I'll be honest, if it hadn't been for all the rave reviews this book has received around blog-land and on the list-servs, I would not have made it past the first sentence:
The first thing you find out when yer dog learns to talk is that dogs don't got nothing much to say. About anything.
I did love it.
Long before page 50 I was so sucked into the story that I no longer noticed the bad grammar (the phonetic spelling, on the other hand, threw me to the very end). Though this speaks volumes for the strength of the story, I'm still not sure it says anything good about the book.
Every creative writing class, as well as more than a few of my high school English classes, I've ever taken has stressed that in order to be a good writer, one must be a better reader. The Knife of Never Letting Go can teach readers volumes about storytelling, but it is detrimental to the teaching of writing, in the putting together a sentence, nuts and bolts sense. We learn by example, and for readers, that includes the examples laid out in books. That's why people get so upset about the sex and the queers and the violence and whatever else they find offensive in books for children and teens. I realize it may be a little hypocritical to champion books challenged for these reasons but to not enthusiastically recommend this book because of the way it's written, but isn't anyone else upset about the poor English and spelling presented in this?
I also realize that Ness did this on purpose as Todd, the narrator, is illiterate, a fact that is very important to the story. He is given a book that he can't read to help him figure out, well, everything. It still bothered me.

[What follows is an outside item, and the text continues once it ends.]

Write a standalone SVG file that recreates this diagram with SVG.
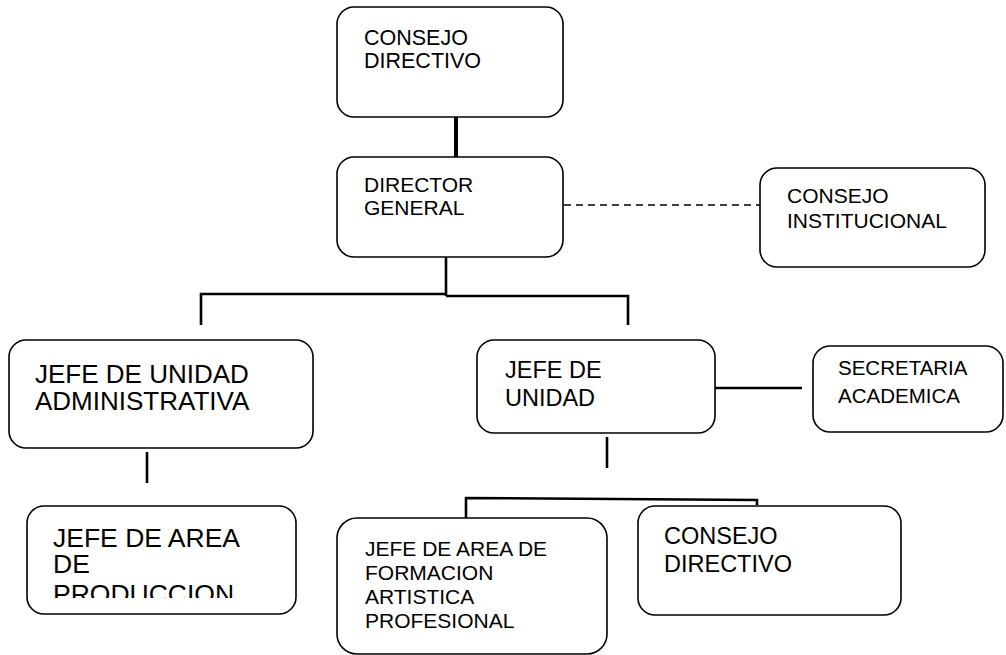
<svg xmlns="http://www.w3.org/2000/svg" width="1006" height="655" viewBox="0 0 1006 655">
<style>
.box{fill:#fff;stroke:#000;stroke-width:1.6}
.t{font-family:"Liberation Sans",Arial,sans-serif;fill:#000}
.c{stroke:#000;stroke-width:2.6;fill:none}
.d{stroke:#000;stroke-width:1.6;fill:none;stroke-dasharray:7 5}
</style>
<defs>
<clipPath id="clipProd"><rect x="27" y="506" width="269" height="92"/></clipPath>
</defs>
<rect width="1006" height="655" fill="#fff"/>
<g id="connectors">
<line class="c" x1="456" y1="117" x2="456" y2="157" style="stroke-width:4"/>
<line class="c" x1="446" y1="257" x2="446" y2="296"/>
<polyline class="c" points="201,325 201,294 446,294"/>
<polyline class="c" points="446,296 628,296 628,325"/>
<line class="d" x1="564" y1="205" x2="760" y2="205"/>
<line class="c" x1="147" y1="452" x2="147" y2="483"/>
<line class="c" x1="715" y1="388" x2="802" y2="388"/>
<line class="c" x1="607" y1="437" x2="607" y2="468"/>
<polyline class="c" points="466,518 466,498 757,500 757,505"/>
</g>
<g id="consejo-directivo-top">
<rect class="box" x="337" y="7" width="226" height="110" rx="17"/>
<text class="t" font-size="21.5"><tspan x="364" y="45">CONSEJO</tspan><tspan x="364" y="68">DIRECTIVO</tspan></text>
</g>
<g id="director-general">
<rect class="box" x="337" y="157" width="226" height="100" rx="17"/>
<text class="t" font-size="21"><tspan x="364" y="192">DIRECTOR</tspan><tspan x="364" y="215">GENERAL</tspan></text>
</g>
<g id="consejo-institucional">
<rect class="box" x="760" y="168" width="225" height="99" rx="17"/>
<text class="t" font-size="21"><tspan x="787" y="203">CONSEJO</tspan><tspan x="787" y="228">INSTITUCIONAL</tspan></text>
</g>
<g id="jefe-unidad-administrativa">
<rect class="box" x="9" y="340" width="304" height="108" rx="17"/>
<text class="t" font-size="26"><tspan x="35" y="383">JEFE DE UNIDAD</tspan><tspan x="35" y="410">ADMINISTRATIVA</tspan></text>
</g>
<g id="jefe-unidad">
<rect class="box" x="477" y="340" width="238" height="93" rx="17"/>
<text class="t" font-size="23.5"><tspan x="505" y="378">JEFE DE</tspan><tspan x="505" y="406">UNIDAD</tspan></text>
</g>
<g id="secretaria-academica">
<rect class="box" x="813" y="346" width="190" height="86" rx="17"/>
<text class="t" font-size="20.5"><tspan x="838" y="375">SECRETARIA</tspan><tspan x="838" y="403">ACADEMICA</tspan></text>
</g>
<g id="jefe-area-produccion">
<rect class="box" x="27" y="506" width="269" height="108" rx="17"/>
<text class="t" font-size="26.5" clip-path="url(#clipProd)"><tspan x="53" y="547">JEFE DE AREA</tspan><tspan x="53" y="573">DE</tspan><tspan x="53" y="603">PRODUCCION</tspan></text>
</g>
<g id="jefe-area-formacion">
<rect class="box" x="337" y="518" width="270" height="136" rx="20"/>
<text class="t" font-size="21"><tspan x="365" y="556">JEFE DE AREA DE</tspan><tspan x="365" y="580">FORMACION</tspan><tspan x="365" y="604">ARTISTICA</tspan><tspan x="365" y="628">PROFESIONAL</tspan></text>
</g>
<g id="consejo-directivo-bottom">
<rect class="box" x="638" y="506" width="263" height="109" rx="17"/>
<text class="t" font-size="23.5"><tspan x="664" y="544">CONSEJO</tspan><tspan x="664" y="572">DIRECTIVO</tspan></text>
</g>
</svg>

But as I said, I loved this story. It was really new to me and seemed to have many, many layers only touched on in this first book. I'm eagerly awaiting the second Chaos Walking book, The Ask and The Answer, along with everyone else.
Warning to those who haven't yet read it: This book came to my attention when it appeared on a list of books that will make you bawl you eyes out. I did. It also belongs on a second list: books that will make you do a really good impression of that girl from Tiny Toons with your household pets.